Raw records:
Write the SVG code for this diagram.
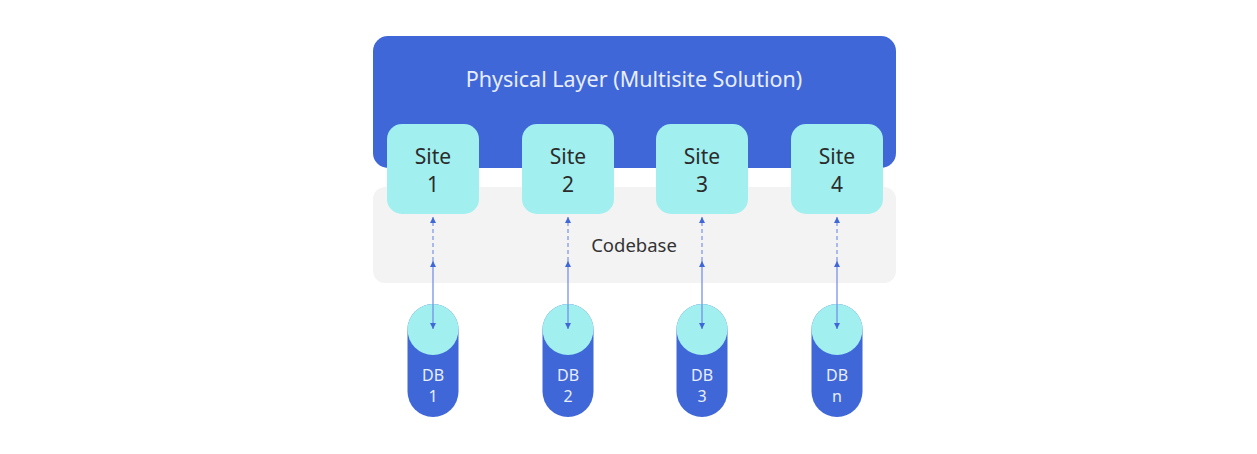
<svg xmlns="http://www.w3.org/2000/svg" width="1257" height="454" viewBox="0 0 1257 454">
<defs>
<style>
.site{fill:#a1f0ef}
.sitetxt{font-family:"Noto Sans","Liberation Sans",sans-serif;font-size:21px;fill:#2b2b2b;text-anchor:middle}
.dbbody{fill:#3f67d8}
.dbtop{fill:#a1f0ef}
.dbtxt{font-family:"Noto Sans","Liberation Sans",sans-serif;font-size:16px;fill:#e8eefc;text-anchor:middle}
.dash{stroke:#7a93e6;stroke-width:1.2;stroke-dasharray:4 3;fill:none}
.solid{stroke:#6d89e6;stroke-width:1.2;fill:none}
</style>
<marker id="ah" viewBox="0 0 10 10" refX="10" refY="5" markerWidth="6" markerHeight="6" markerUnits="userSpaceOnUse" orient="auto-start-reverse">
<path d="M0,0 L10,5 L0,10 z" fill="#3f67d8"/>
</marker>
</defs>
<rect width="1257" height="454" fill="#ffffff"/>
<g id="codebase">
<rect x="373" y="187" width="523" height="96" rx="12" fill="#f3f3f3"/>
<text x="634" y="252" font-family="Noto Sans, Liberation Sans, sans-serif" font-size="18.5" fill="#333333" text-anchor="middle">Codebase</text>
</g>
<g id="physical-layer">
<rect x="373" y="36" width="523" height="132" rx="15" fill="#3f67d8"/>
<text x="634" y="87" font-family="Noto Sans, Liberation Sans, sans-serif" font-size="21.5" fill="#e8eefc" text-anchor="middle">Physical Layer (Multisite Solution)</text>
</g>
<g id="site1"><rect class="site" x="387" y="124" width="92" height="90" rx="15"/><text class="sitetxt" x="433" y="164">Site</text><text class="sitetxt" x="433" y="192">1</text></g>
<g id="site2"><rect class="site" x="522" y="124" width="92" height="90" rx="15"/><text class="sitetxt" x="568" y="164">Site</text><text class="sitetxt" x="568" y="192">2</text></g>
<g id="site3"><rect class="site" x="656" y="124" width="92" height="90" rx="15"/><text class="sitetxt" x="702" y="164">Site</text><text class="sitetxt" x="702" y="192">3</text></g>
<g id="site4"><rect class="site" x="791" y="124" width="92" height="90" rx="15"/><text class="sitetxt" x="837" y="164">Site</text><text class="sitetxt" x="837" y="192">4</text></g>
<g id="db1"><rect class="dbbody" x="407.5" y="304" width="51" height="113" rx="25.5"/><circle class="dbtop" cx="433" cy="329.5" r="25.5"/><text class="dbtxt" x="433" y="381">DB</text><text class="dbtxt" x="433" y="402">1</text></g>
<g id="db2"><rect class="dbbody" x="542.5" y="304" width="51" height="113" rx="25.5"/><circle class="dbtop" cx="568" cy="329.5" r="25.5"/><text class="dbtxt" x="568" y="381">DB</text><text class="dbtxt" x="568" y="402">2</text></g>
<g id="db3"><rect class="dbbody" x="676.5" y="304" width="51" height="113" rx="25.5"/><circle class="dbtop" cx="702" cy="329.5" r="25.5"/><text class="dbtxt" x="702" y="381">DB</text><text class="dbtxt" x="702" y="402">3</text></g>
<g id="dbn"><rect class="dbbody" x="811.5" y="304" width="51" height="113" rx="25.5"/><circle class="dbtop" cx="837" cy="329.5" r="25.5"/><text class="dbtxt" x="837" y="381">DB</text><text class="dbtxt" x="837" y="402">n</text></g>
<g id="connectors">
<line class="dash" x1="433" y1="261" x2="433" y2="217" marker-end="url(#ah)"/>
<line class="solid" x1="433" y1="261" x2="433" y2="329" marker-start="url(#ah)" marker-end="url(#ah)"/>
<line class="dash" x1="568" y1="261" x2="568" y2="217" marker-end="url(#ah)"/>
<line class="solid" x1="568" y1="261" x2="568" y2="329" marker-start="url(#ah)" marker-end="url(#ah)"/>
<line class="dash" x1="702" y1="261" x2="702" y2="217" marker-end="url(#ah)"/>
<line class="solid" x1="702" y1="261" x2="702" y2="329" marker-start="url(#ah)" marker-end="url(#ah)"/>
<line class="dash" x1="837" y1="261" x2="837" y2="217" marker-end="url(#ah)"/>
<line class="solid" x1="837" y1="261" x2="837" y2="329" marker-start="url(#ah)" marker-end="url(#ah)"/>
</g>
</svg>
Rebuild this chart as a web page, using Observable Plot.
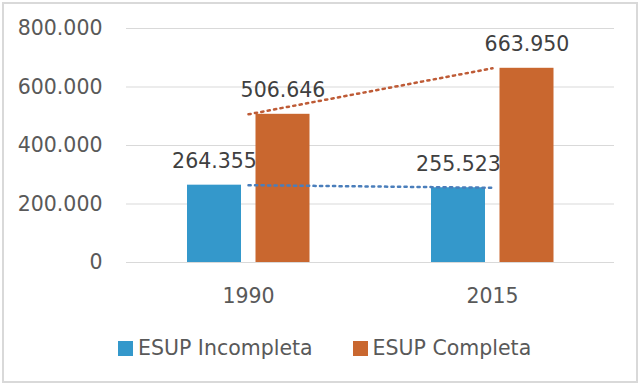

Your goal: Make an exact copy of the listing above. Do not include the pictures.

Finished task:
Write the SVG code for this diagram.
<svg xmlns="http://www.w3.org/2000/svg" width="1257" height="454" viewBox="0 0 1257 454">
<defs>
<style>
.site{fill:#a1f0ef}
.sitetxt{font-family:"Noto Sans","Liberation Sans",sans-serif;font-size:21px;fill:#2b2b2b;text-anchor:middle}
.dbbody{fill:#3f67d8}
.dbtop{fill:#a1f0ef}
.dbtxt{font-family:"Noto Sans","Liberation Sans",sans-serif;font-size:16px;fill:#e8eefc;text-anchor:middle}
.dash{stroke:#7a93e6;stroke-width:1.2;stroke-dasharray:4 3;fill:none}
.solid{stroke:#6d89e6;stroke-width:1.2;fill:none}
</style>
<marker id="ah" viewBox="0 0 10 10" refX="10" refY="5" markerWidth="6" markerHeight="6" markerUnits="userSpaceOnUse" orient="auto-start-reverse">
<path d="M0,0 L10,5 L0,10 z" fill="#3f67d8"/>
</marker>
</defs>
<rect width="1257" height="454" fill="#ffffff"/>
<g id="codebase">
<rect x="373" y="187" width="523" height="96" rx="12" fill="#f3f3f3"/>
<text x="634" y="252" font-family="Noto Sans, Liberation Sans, sans-serif" font-size="18.5" fill="#333333" text-anchor="middle">Codebase</text>
</g>
<g id="physical-layer">
<rect x="373" y="36" width="523" height="132" rx="15" fill="#3f67d8"/>
<text x="634" y="87" font-family="Noto Sans, Liberation Sans, sans-serif" font-size="21.5" fill="#e8eefc" text-anchor="middle">Physical Layer (Multisite Solution)</text>
</g>
<g id="site1"><rect class="site" x="387" y="124" width="92" height="90" rx="15"/><text class="sitetxt" x="433" y="164">Site</text><text class="sitetxt" x="433" y="192">1</text></g>
<g id="site2"><rect class="site" x="522" y="124" width="92" height="90" rx="15"/><text class="sitetxt" x="568" y="164">Site</text><text class="sitetxt" x="568" y="192">2</text></g>
<g id="site3"><rect class="site" x="656" y="124" width="92" height="90" rx="15"/><text class="sitetxt" x="702" y="164">Site</text><text class="sitetxt" x="702" y="192">3</text></g>
<g id="site4"><rect class="site" x="791" y="124" width="92" height="90" rx="15"/><text class="sitetxt" x="837" y="164">Site</text><text class="sitetxt" x="837" y="192">4</text></g>
<g id="db1"><rect class="dbbody" x="407.5" y="304" width="51" height="113" rx="25.5"/><circle class="dbtop" cx="433" cy="329.5" r="25.5"/><text class="dbtxt" x="433" y="381">DB</text><text class="dbtxt" x="433" y="402">1</text></g>
<g id="db2"><rect class="dbbody" x="542.5" y="304" width="51" height="113" rx="25.5"/><circle class="dbtop" cx="568" cy="329.5" r="25.5"/><text class="dbtxt" x="568" y="381">DB</text><text class="dbtxt" x="568" y="402">2</text></g>
<g id="db3"><rect class="dbbody" x="676.5" y="304" width="51" height="113" rx="25.5"/><circle class="dbtop" cx="702" cy="329.5" r="25.5"/><text class="dbtxt" x="702" y="381">DB</text><text class="dbtxt" x="702" y="402">3</text></g>
<g id="dbn"><rect class="dbbody" x="811.5" y="304" width="51" height="113" rx="25.5"/><circle class="dbtop" cx="837" cy="329.5" r="25.5"/><text class="dbtxt" x="837" y="381">DB</text><text class="dbtxt" x="837" y="402">n</text></g>
<g id="connectors">
<line class="dash" x1="433" y1="261" x2="433" y2="217" marker-end="url(#ah)"/>
<line class="solid" x1="433" y1="261" x2="433" y2="329" marker-start="url(#ah)" marker-end="url(#ah)"/>
<line class="dash" x1="568" y1="261" x2="568" y2="217" marker-end="url(#ah)"/>
<line class="solid" x1="568" y1="261" x2="568" y2="329" marker-start="url(#ah)" marker-end="url(#ah)"/>
<line class="dash" x1="702" y1="261" x2="702" y2="217" marker-end="url(#ah)"/>
<line class="solid" x1="702" y1="261" x2="702" y2="329" marker-start="url(#ah)" marker-end="url(#ah)"/>
<line class="dash" x1="837" y1="261" x2="837" y2="217" marker-end="url(#ah)"/>
<line class="solid" x1="837" y1="261" x2="837" y2="329" marker-start="url(#ah)" marker-end="url(#ah)"/>
</g>
</svg>
Rebuild this chart as a web page, using Observable Plot.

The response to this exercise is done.